The proposal’s thirty-day clock is, on its face, ambitious for negotiating a treaty-quality institutional configuration. The Suez Canal Authority’s modern statutory framework took years to settle in its present form, with a number of evolutions across decades. The Panama Canal Authority’s constitutional framework was adopted as part of the Torrijos-Carter handover process and refined in subsequent legislation. Thirty days is short for the institutional design work alone, before any treaty drafting, ratification, or operationalisation.

The thirty-day clock is, however, plausible for a different output: a framework agreement that names the institutional placeholders, sets a working group with a longer build-out timeline, and provides interim transit arrangements during the build-out. That is not a fully-fledged authority in thirty days. It is the institutional commitment to build one, with operational concessions on both sides while the build proceeds. If the proposal is rejected, that institutional commitment does not happen; if it is accepted in some form, the build-out becomes the next eighteen months of work.

What this site reads

The 14-point proposal is the first formal bilateral diplomatic record in which both parties to the chokepoint dispute are in a position to engage with an institutional mechanism for the strait by name. President Trump has publicly stated he is reviewing it. The Iranian Foreign Ministry has confirmed receipt of the United States response. The negotiation may collapse. It may produce nothing. The proposal may be rejected within the week and the operational stand-off return to the configuration of late April. Whether or not that happens, the institutional language is now in the diplomatic record, and it stays there. The work the site has been documenting since 18 April — the absence of an institutional answer at Hormuz, the cost of that absence to the global economy, the shape of an answer that would close the gap — is in this respect closer to the diplomatic surface than at any prior point in the crisis.

The comparison page sets out the institutional baseline. The rate schedule proposes the tariff. The calculator prices a transit against it. The 14-point proposal is the first document that names the placeholder for what those pages have been describing. That is enough, on its own, for the day’s analysis.

Sources: NPR, “Iran submits a 14-point response to a U.S. proposal to end war,” 2 May 2026; Al Jazeera, “What’s Iran’s 14-point proposal to end the war?
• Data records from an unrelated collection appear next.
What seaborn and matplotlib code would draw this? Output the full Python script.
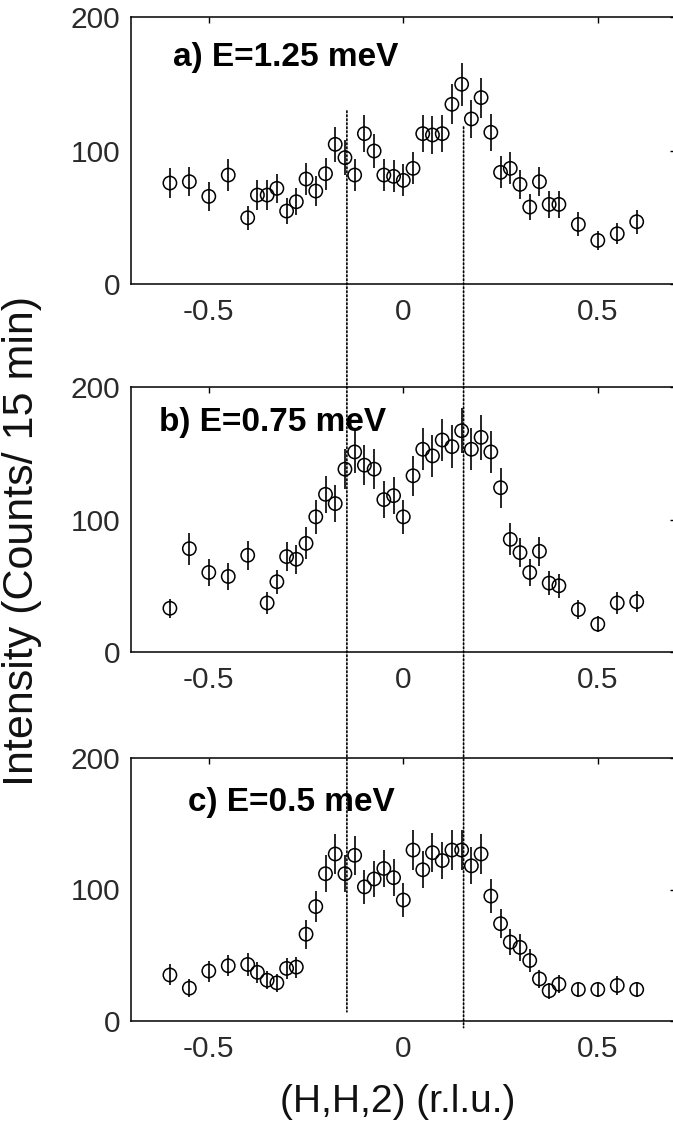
import numpy as np
import pandas as pd
import matplotlib
matplotlib.use("Agg")
import matplotlib.pyplot as plt
from matplotlib.patches import ConnectionPatch
import seaborn as sns

# ---------------- data ----------------
h_a = [-0.6, -0.55, -0.5, -0.45, -0.4, -0.375, -0.35, -0.325, -0.3, -0.275, -0.25, -0.225, -0.2,
       -0.175, -0.15, -0.125, -0.1, -0.075, -0.05, -0.025, 0.0, 0.025, 0.05, 0.075, 0.1, 0.125,
       0.15, 0.175, 0.2, 0.225, 0.25, 0.275, 0.3, 0.325, 0.35, 0.375, 0.4, 0.45, 0.5, 0.55, 0.6]
i_a = [76, 77, 66, 82, 50, 67, 67, 72, 55, 62, 79, 70, 83,
       105, 95, 82, 113, 100, 82, 81, 78, 87, 113, 112, 113, 135,
       150, 124, 140, 114, 84, 87, 75, 58, 77, 60, 60, 45, 33, 38, 47]
e_a = [11, 11, 11, 12, 9, 11, 11, 11, 10, 10, 12, 11, 12,
       13, 13, 12, 14, 13, 12, 12, 12, 12, 14, 14, 14, 15,
       16, 14, 15, 14, 12, 12, 11, 10, 11, 10, 10, 9, 7, 8, 9]

h_b = [-0.6, -0.55, -0.5, -0.45, -0.4, -0.35, -0.325, -0.3, -0.275, -0.25, -0.225, -0.2,
       -0.175, -0.15, -0.125, -0.1, -0.075, -0.05, -0.025, 0.0, 0.025, 0.05, 0.075, 0.1, 0.125,
       0.15, 0.175, 0.2, 0.225, 0.25, 0.275, 0.3, 0.325, 0.35, 0.375, 0.4, 0.45, 0.5, 0.55, 0.6]
i_b = [33, 78, 60, 57, 73, 37, 53, 72, 70, 82, 102, 119,
       112, 138, 151, 141, 138, 115, 118, 102, 133, 153, 148, 160, 155,
       167, 153, 162, 151, 124, 85, 75, 60, 76, 52, 50, 32, 21, 37, 38]
e_b = [7, 12, 10, 10, 11, 8, 9, 11, 11, 12, 13, 14,
       14, 15, 16, 15, 15, 14, 14, 13, 15, 16, 16, 16, 16,
       17, 16, 17, 16, 15, 12, 11, 10, 11, 9, 9, 7, 6, 8, 8]

h_c = [-0.6, -0.55, -0.5, -0.45, -0.4, -0.375, -0.35, -0.325, -0.3, -0.275, -0.25, -0.225, -0.2,
       -0.175, -0.15, -0.125, -0.1, -0.075, -0.05, -0.025, 0.0, 0.025, 0.05, 0.075, 0.1, 0.125,
       0.15, 0.175, 0.2, 0.225, 0.25, 0.275, 0.3, 0.325, 0.35, 0.375, 0.4, 0.45, 0.5, 0.55, 0.6]
i_c = [35, 25, 38, 42, 43, 37, 31, 29, 40, 41, 66, 87, 112,
       127, 112, 126, 102, 108, 116, 109, 92, 130, 115, 128, 122, 130,
       130, 118, 127, 95, 74, 60, 56, 46, 32, 23, 28, 24, 24, 27, 24]
e_c = [8, 7, 8, 8, 9, 8, 7, 7, 8, 8, 11, 12, 14,
       15, 14, 15, 13, 14, 14, 14, 13, 15, 14, 15, 14, 15,
       15, 14, 15, 13, 11, 10, 10, 9, 7, 6, 7, 6, 6, 7, 6]

panel_titles = ["a) E=1.25 meV", "b) E=0.75 meV", "c) E=0.5 meV"]
title_pos = [(-0.593, 170), (-0.628, 173), (-0.553, 166)]
x_ticks = [-0.5, 0.0, 0.5]
x_ticklabels = ["-0.5", "0", "0.5"]
y_ticks = [0, 100, 200]
y_ticklabels = ["0", "100", "200"]
guide_h = [-0.145, 0.155]
guide_top = [130, 118]      # intensity in panel a where guides start
guide_bottom = [7, -5]      # intensity in panel c where guides end
xlabel = "(H,H,2) (r.l.u.)"
ylabel = "Intensity (Counts/ 15 min)"

# ---------------- style ----------------
sns.set_style("white")
plt.rcParams["font.family"] = ["Liberation Sans", "DejaVu Sans"]
plt.rcParams["axes.unicode_minus"] = False

W, H = 673, 1123
fig = plt.figure(figsize=(W / 100, H / 100), dpi=100)
fig.patch.set_facecolor("white")

def frac_rect(left_px, top_px, width_px, bottom_px):
    return [left_px / W, 1 - bottom_px / H, width_px / W, (bottom_px - top_px) / H]

rects = [frac_rect(131, 17.5, 544.6, 284.5),
         frac_rect(131, 387, 544.6, 652),
         frac_rect(131, 758, 544.6, 1021)]

datasets = [(h_a, i_a, e_a), (h_b, i_b, e_b), (h_c, i_c, e_c)]
axes = []
for k, (rect, (hh, ii, ee)) in enumerate(zip(rects, datasets)):
    ax = fig.add_axes(rect)
    df = pd.DataFrame({"h": hh, "I": ii, "err": ee})
    ax.errorbar(df["h"], df["I"], yerr=df["err"], fmt="none", ecolor="black",
                elinewidth=1.2, capsize=0, zorder=2)
    sns.scatterplot(data=df, x="h", y="I", ax=ax, marker="o", s=92,
                    facecolor="none", edgecolor="black", linewidth=1.1, zorder=3)
    ax.set_xlim(-0.7, 0.7)
    ax.set_ylim(0, 200)
    ax.set_xticks(x_ticks)
    ax.set_xticklabels(x_ticklabels)
    ax.set_yticks(y_ticks)
    ax.set_yticklabels(y_ticklabels)
    ax.set_xlabel("")
    ax.set_ylabel("")
    ax.tick_params(direction="in", length=4, width=1, top=True, right=True,
                   labelsize=21.5, labelcolor="#2a2a2a", colors="black")
    ax.tick_params(axis="x", pad=10)
    ax.tick_params(axis="y", pad=8)
    for sp in ax.spines.values():
        sp.set_visible(True)
        sp.set_color("black")
        sp.set_linewidth(1.1)
    tx, ty = title_pos[k]
    ax.text(tx, ty, panel_titles[k], fontsize=24, fontweight="bold",
            ha="left", va="center", color="black")
    axes.append(ax)

# dotted guide lines running through all three panels
for xg, yt, yb in zip(guide_h, guide_top, guide_bottom):
    con = ConnectionPatch(xyA=(xg, yt), coordsA=axes[0].transData,
                          xyB=(xg, yb), coordsB=axes[2].transData,
                          linestyle=(0, (1, 1.4)), linewidth=1.2, color="black")
    fig.add_artist(con)

fig.text(22 / W, 1 - 541 / H, ylabel, rotation=90, ha="center", va="center",
         fontsize=31, color="#111111")
fig.text(398 / W, 1 - 1102 / H, xlabel, ha="center", va="center",
         fontsize=28, color="#111111")

fig.savefig("out.png", dpi=100, facecolor="white")
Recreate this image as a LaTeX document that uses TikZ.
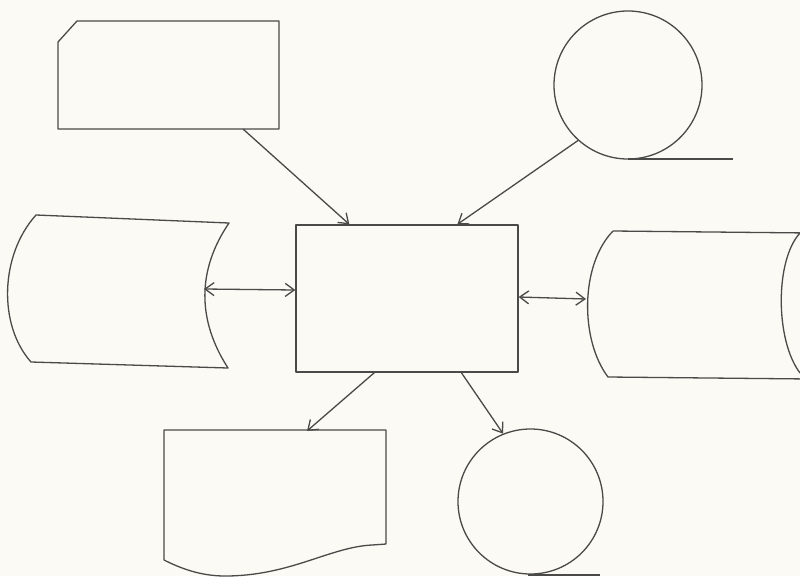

And will Trump accept it?” 3 May 2026; The National, “Iran demands peace deal in 30 days in 14-point proposal to Trump,” 3 May 2026; CNBC, “Trump says he is likely to reject Iran peace proposal,” 3 May 2026; Pakistan Today, “Iran says US response to 14-point proposal received through Pakistan under review,” 4 May 2026; Suez Canal Authority statutory framework and tariff publications; Panama Canal Authority constitutional and tariff documentation under Title XIV of the Panamanian constitution; this site’s prior analyses on the UNCLOS vacuum (24 April), the ICS statement (25 April), the cost stack (23 April), the Treasury position (30 April), and the new-chapter framework (30 April).